Raleigh arrives into this increasingly war-weary and disorientated world: a world full of the stench of death emanating from No-Man's-Land; of wet and mud and cold; of men living like animals, where life is boxed in by trenches and dugouts and saps - where the night sky is lit up by Very lights and the shriek and spit of random shells.
Raleigh's arrival horrifies Stanhope. He is livid and confused. Raleigh's fresh face reminds him of Margaret, Raleigh's sister, to whom he almost declared his undying love moments before he left for the Front. Like everything connected to him, Stanhope's relationship with her is now disintegrating.
Stanhope is immediately convinced that Raleigh will reveal to Margaret that he is more of a drunk than a hero, exposing his secret.
Osborne does his best to tell him he is wrong about Raleigh, but Stanhope's whisky-fuelled paranoia drives him to confront Raleigh, demanding to read his letter home, convinced Raleigh is bad-mouthing him to Margaret.
Raleigh is bewildered by Stanhope's behaviour. The letter reveals the exact opposite, as Osborne has foretold. But there is little time to clear the tension because the Colonel orders a raid on the German line. Raleigh and Osborne are selected to lead the raid to capture a German soldier for questioning about the impending advance.
Stanhope tries in vain to prevent the raid happening. Osborne has a premonition of what might be coming, but as a good soldier (and determined to look after Raleigh) he accepts his fate.
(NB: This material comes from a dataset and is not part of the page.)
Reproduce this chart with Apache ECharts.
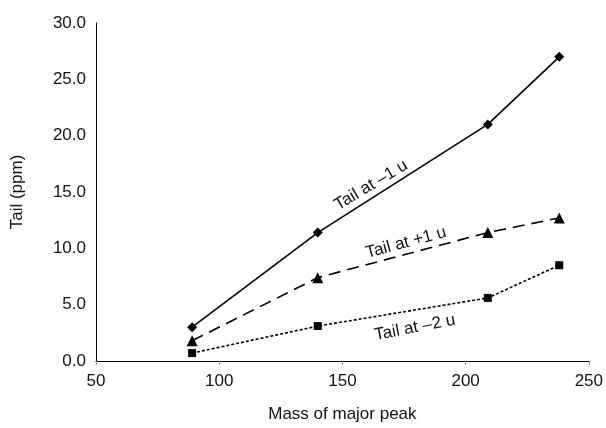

Raleigh returns from the raid with a captured German soldier, to the Colonel's delight. But Osborne is killed. Stanhope's bitterness spews forth as the Colonel comes to congratulate them on a successful mission.
Tradition dictates that the team celebrate Raleigh’s success with a champagne-fuelled party in the dug-out – but Raleigh cannot bear it, preferring to stay up in the trenches with the soldiers as the horror of Osborne’s death hits home.
Hibbert spends the evening telling ribald stories of his sexual exploits back home, to Stanhope’s growing annoyance. He is furious with Raleigh too, for staying with the men rather than joining the officers. He orders Raleigh to take part, but he won’t, accusing Stanhope of not caring about Osborne.
At this Stanhope finally cracks, sobbing into Raleigh’s arms that Osborne was the only man who understood him. He eventually pulls himself together, dismissing a bewildered Raleigh to the subaltern’s dugout.
At dawn the next morning the long-feared German assault begins. The officers all depart the dugout, preparing for battle, the strictures of the night seemingly forgotten.
Raleigh is in the trenches as the German shelling intensifies. He is hit and badly wounded. Stanhope has him taken back to the dugout where he is left alone to gently tend to his childhood school-friend, cradling the dying Raleigh in his arms. Finally we see the depth of their friendship as the war screams outside destroying all of ‘C’ Company in its path.
Later that morning, at Raleigh’s family home back in rural Hampshire, Margaret opens the door to the postman - she is terrified at what news he might bring. But it is not a telegram but the letter from her brother, telling her how much the men love Captain Stanhope and how very proud he is to be able to call him his friend.